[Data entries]
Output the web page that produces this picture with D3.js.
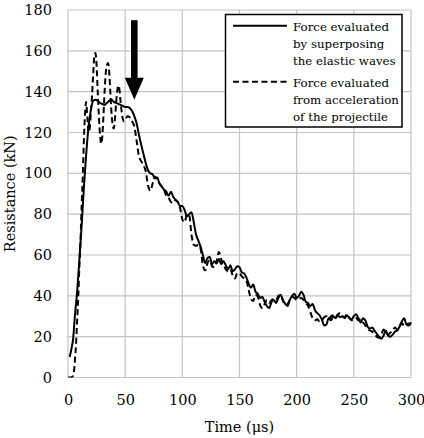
<!DOCTYPE html>
<html><head><meta charset="utf-8">
<script src="https://cdn.jsdelivr.net/npm/d3@7"></script>
<style>html,body{margin:0;padding:0;background:#fff;} svg{display:block;} svg text{font-family:"DejaVu Serif",serif;}</style>
</head><body>
<svg id="chart" width="424" height="438"></svg>
<script>
// ---- data ----
const solidTime = [1.5,3,4.5,6,8,10,12,14,16,18,20,22,24,26,28,30,32,34,36,38,40,42,44,46,48,50,52,54,56,58,60,62,64,66,68,70,72,74,76,78,80,82,84,86,88,90,92,94,96,98,100,102,104,106,108,110,112,114,116,118,120,122,124,126,128,130,132,134,136,138,140,142,144,146,148,150,152,154,156,158,160,162,164,166,168,170,172,174,176,178,180,182,184,186,188,190,192,194,196,198,200,202,204,206,208,210,212,214,216,218,220,222,224,226,228,230,232,234,236,238,240,242,244,246,248,250,252,254,256,258,260,262,264,266,268,270,272,274,276,278,280,282,284,286,288,290,292,294,296,298,300];
const solidForce = [10,14,19,30,42,58,75,94,110,123,131,135.5,136,135.5,134.5,134,133.5,134.5,135.5,136,135,134.5,134,133.5,133,132.5,132.5,132,130.5,128,124.5,119,114,109.5,105,101.5,100,99.5,97.5,98,95,93.5,92,91,89,91,88.5,87,86,84,84,82,79,80,81,76,70,67,64,60,56,58.5,59,55.5,57,56,58,55.5,57,55,53,55,52,53,54.5,54,51.5,51,49,46,44,45.5,42,41,39,39.5,37,35,34,37,38,36.5,39,40.5,38,36,35,38,40,41,39,40,42,40.5,37,36.5,35,36,33,31.5,30.5,28.5,25.5,26,29,28,30,29,30.5,29.5,30,29,30.5,29,28.5,30,31,29,27,29,28,25,24,24.5,23,21.5,20,19,20.5,23,20.5,20,21,22.5,23,25,27.5,29,26,25.5,27];
const dashedTime = [0,2,4,5,6,7,8,9,10,11,12,13,14,15,15.8,17,18,19,20,21,22,23,24,25,26,27,28,29,30,31,32,33,34,35,36,37,38,39,40,41,42,43,44,45,46,47,48,49,50,52,54,56,58,60,62,64,66,68,70,72,74,76,78,80,82,84,86,88,90,92,94,96,98,100,102,104,106,108,110,112,114,116,118,120,122,124,126,128,130,132,134,136,138,140,142,144,146,148,150,152,154,156,158,160,162,164,166,168,170,172,174,176,178,180,182,184,186,188,190,192,194,196,198,200,202,204,206,208,210,212,214,216,218,220,222,224,226,228,230,232,234,236,238,240,242,244,246,248,250,252,254,256,258,260,262,264,266,268,270,272,274,276,278,280,282,284,286,288,290,292,294,296,298,300];
const dashedForce = [0,0,0.5,2,8,16,28,40,55,68,85,100,118,130,135,127,120,122,130,138,148,157,159,153,140,128,119,114.5,118,128,140,149,153,154,150,140,130,124,122,126,134,140,143,141,135,130,126.5,125.5,126,128,127.5,125.5,123,116,108.5,106,104,101,94,91.5,95,98.5,97,95,93.5,92,89,88,86,85.5,87,86,83,77.5,76,80,79.5,70,65,64.5,65,63,55,52.5,56,57.5,54.5,54,57,61.5,58,55.5,53,52,53,50,48.5,51,51,49.5,48.5,47.5,43,38.5,37.5,40.5,39.5,35.5,34,36,38,36.5,38,38.5,38,40,40.5,37.5,35.5,36,38,39.5,39,38,38.5,39,38,36.5,35,32,29,28,28.5,27.5,28,29.5,30,28.5,30,30.5,29.5,31,31.5,30,29.5,31,29.5,28,28,29,28,28.5,27,25.5,24,23,22.5,21.5,20,19.5,21,23.5,22,21,22,23,24.5,23.5,25,26.5,25.5,26,26.5,26];
const xTicks = [0,50,100,150,200,250,300];
const yTicks = [0,20,40,60,80,100,120,140,160,180];
const legendSolid = ["Force evaluated","by superposing","the elastic waves"];
const legendDashed = ["Force evaluated","from acceleration","of the projectile"];
const arrowTime = 58, arrowTop = 175, arrowTip = 136;

// ---- layout ----
const L = 68, R = 411, T = 10, B = 377.5;
const svg = d3.select("#chart");
const x = d3.scaleLinear().domain([0,300]).range([L,R]);
const y = d3.scaleLinear().domain([0,180]).range([B,T]);

svg.append("g").selectAll("line").data(xTicks).join("line")
  .attr("x1", d=>x(d)).attr("x2", d=>x(d)).attr("y1", T).attr("y2", B)
  .attr("stroke", "#c4c4c4").attr("stroke-width", 1.2);
svg.append("g").selectAll("line").data(yTicks).join("line")
  .attr("x1", L).attr("x2", R).attr("y1", d=>y(d)).attr("y2", d=>y(d))
  .attr("stroke", "#c4c4c4").attr("stroke-width", 1.2);

const xAxis = svg.append("g").attr("transform", `translate(0,${B})`)
  .call(d3.axisBottom(x).tickValues(xTicks).tickSize(0).tickPadding(17));
const yAxis = svg.append("g").attr("transform", `translate(${L},0)`)
  .call(d3.axisLeft(y).tickValues(yTicks).tickSize(0).tickPadding(16));
[xAxis, yAxis].forEach(a => {
  a.attr("font-family", null);
  a.select(".domain").remove();
  a.selectAll("text").attr("font-size", 14.5).attr("fill", "#000");
});

svg.append("clipPath").attr("id","clip").append("rect")
  .attr("x", L).attr("y", T-5).attr("width", R-L+2).attr("height", B-T+5);

const line = d3.line().x(d=>x(d[0])).y(d=>y(d[1])).curve(d3.curveMonotoneX);
const solidData = solidTime.map((t,i)=>[t, solidForce[i]]);
const dashedData = dashedTime.map((t,i)=>[t, dashedForce[i]]);

svg.append("path").datum(dashedData).attr("clip-path","url(#clip)")
  .attr("d", line).attr("fill","none").attr("stroke","#000")
  .attr("stroke-width", 2).attr("stroke-dasharray","6,3.5");
svg.append("path").datum(solidData).attr("clip-path","url(#clip)")
  .attr("d", line).attr("fill","none").attr("stroke","#000")
  .attr("stroke-width", 2);

const ax = x(arrowTime), hb = y(arrowTip) - 22;
svg.append("rect").attr("x", ax-3.3).attr("y", y(arrowTop)).attr("width", 6.6).attr("height", hb - y(arrowTop) + 1).attr("fill","#000");
svg.append("path").attr("d", `M${ax-9.5},${hb} L${ax+9.5},${hb} L${ax},${y(arrowTip)} Z`).attr("fill","#000");

const lg = svg.append("g");
lg.append("rect").attr("x", 225.5).attr("y", 14.5).attr("width", 176.5).attr("height", 112.5)
  .attr("fill","#fff").attr("stroke","#000").attr("stroke-width", 1.5);
lg.append("line").attr("x1", 233).attr("x2", 287).attr("y1", 25.7).attr("y2", 25.7)
  .attr("stroke","#000").attr("stroke-width", 2);
lg.append("line").attr("x1", 233).attr("x2", 287).attr("y1", 81.7).attr("y2", 81.7)
  .attr("stroke","#000").attr("stroke-width", 2).attr("stroke-dasharray","6,3.5");
const lt = legendSolid.concat(legendDashed);
lg.selectAll("text").data(lt).join("text")
  .attr("x", 293).attr("y", (d,i)=> 30.5 + i*17.2 + (i>=3 ? 4.5 : 0))
  .attr("font-size", 11.8).attr("fill","#000").text(d=>d);

svg.append("text").attr("x", (L+R)/2).attr("y", 432).attr("text-anchor","middle")
  .attr("font-size", 14.5).text("Time (μs)");
svg.append("text").attr("transform", `translate(15,${(T+B)/2}) rotate(-90)`).attr("text-anchor","middle")
  .attr("font-size", 14.5).text("Resistance (kN)");
</script>
</body></html>
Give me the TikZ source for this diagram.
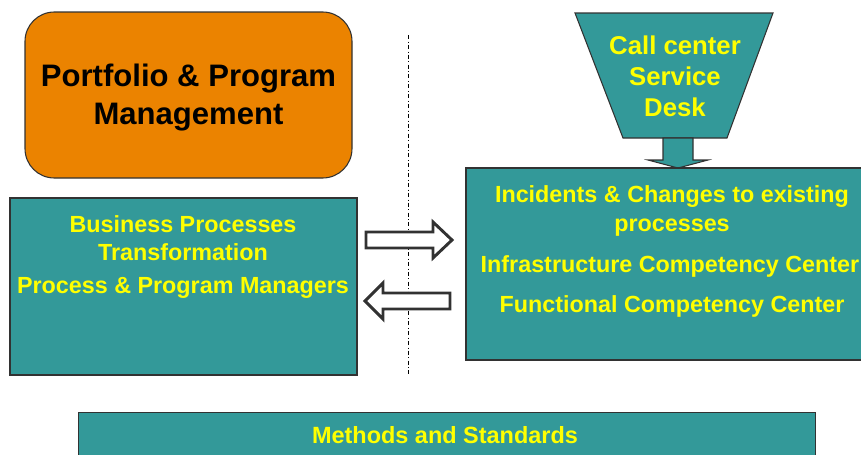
\documentclass[tikz,border=0pt]{standalone}
\usepackage{fontspec}
\setmainfont{Liberation Sans}
\usepackage{xcolor}
\usetikzlibrary{positioning}

\definecolor{tealbox}{RGB}{51,153,153}
\definecolor{orangebox}{RGB}{235,131,0}
\definecolor{textyellow}{RGB}{255,255,0}
\definecolor{edgegray}{RGB}{50,50,50}

\begin{document}
\begin{tikzpicture}[
  x=0.75pt, y=-0.75pt,
  panel/.style={draw=edgegray, fill=tealbox, line width=0.8pt},
  label/.style={text=textyellow, font=\bfseries\fontsize{17.5}{21}\selectfont, align=center, inner sep=0pt},
  hollow/.style={draw=edgegray, fill=white, line width=2.2pt, line join=miter}
]
\useasboundingbox (0,0) rectangle (861,454);

% portfolio box
\node[draw=edgegray, fill=orangebox, rounded corners=22pt, line width=0.8pt,
      minimum width=327*0.75pt, minimum height=166*0.75pt] (pfm) at (188.5,95) {};
\node[align=center, inner sep=0pt, font=\bfseries\fontsize{23.3}{28}\selectfont] (pfm1) at (188.5,97.5)
  {Portfolio \& Program\\Management};

% separator
\coordinate (septop) at (408,35);
\coordinate (sepbot) at (408,375);
\draw[dash dot, line width=0.5pt] (septop) -- (sepbot);

% left panel
\node[panel, minimum width=347*0.75pt, minimum height=177*0.75pt] (bpt) at (183.5,286.5) {};
\node[label] (bpt1) at (183,238) {Business Processes\\Transformation};
\node[label] (bpt2) at (183,288) {Process \& Program Managers};

% funnel
\draw[panel] (575,13) -- (773,13) -- (727,138) -- (623,138) -- cycle;
\node[label, font=\bfseries\fontsize{19.3}{23.3}\selectfont] (desk) at (675,76)
  {Call center\\Service\\Desk};
\draw[panel] (663,138) -- (693,138) -- (693,160) -- (708,160) -- (678,168)
  -- (648,160) -- (663,160) -- cycle;

% right panel
\node[panel, minimum width=400*0.75pt, minimum height=192*0.75pt] (ops) at (666,264) {};
\node[label, font=\bfseries\fontsize{17.5}{21.8}\selectfont] (ops1) at (672,211)
  {Incidents \& Changes to existing\\processes};
\node[label] (ops2) at (670,266)
  {Infrastructure Competency Center};
\node[label] (ops3) at (672,306.5)
  {Functional Competency Center};

% exchange arrows
\draw[hollow] (366,232) -- (433,232) -- (433,222) -- (452,240) -- (433,258)
  -- (433,248) -- (366,248) -- cycle;
\draw[hollow] (450,293) -- (383,293) -- (383,283) -- (365,301) -- (383,319)
  -- (383,309) -- (450,309) -- cycle;

% methods bar
\node[panel, minimum width=737*0.75pt, minimum height=50*0.75pt, anchor=north west] (mas) at (78,412) {};
\node[label, font=\bfseries\fontsize{17.6}{21}\selectfont] (mas1) at (445,435)
  {Methods and Standards};
\end{tikzpicture}
\end{document}
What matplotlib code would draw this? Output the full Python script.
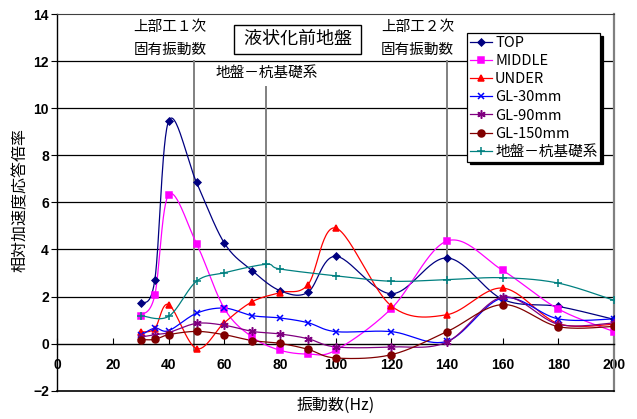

#### [INSTRUCTION]
Only the lines between the one with "Give me the TikZ source for this diagram." and the one with "(0,0) rectangle (861,454);", those two included, get copied from the material above. Keep it exact and free of pictures.

#### [OUTPUT OF THE EXERCISE]
Give me the TikZ source for this diagram.
\documentclass[tikz,border=0pt]{standalone}
\usepackage{fontspec}
\setmainfont{Liberation Sans}
\usepackage{xcolor}
\usetikzlibrary{positioning}

\definecolor{tealbox}{RGB}{51,153,153}
\definecolor{orangebox}{RGB}{235,131,0}
\definecolor{textyellow}{RGB}{255,255,0}
\definecolor{edgegray}{RGB}{50,50,50}

\begin{document}
\begin{tikzpicture}[
  x=0.75pt, y=-0.75pt,
  panel/.style={draw=edgegray, fill=tealbox, line width=0.8pt},
  label/.style={text=textyellow, font=\bfseries\fontsize{17.5}{21}\selectfont, align=center, inner sep=0pt},
  hollow/.style={draw=edgegray, fill=white, line width=2.2pt, line join=miter}
]
\useasboundingbox (0,0) rectangle (861,454);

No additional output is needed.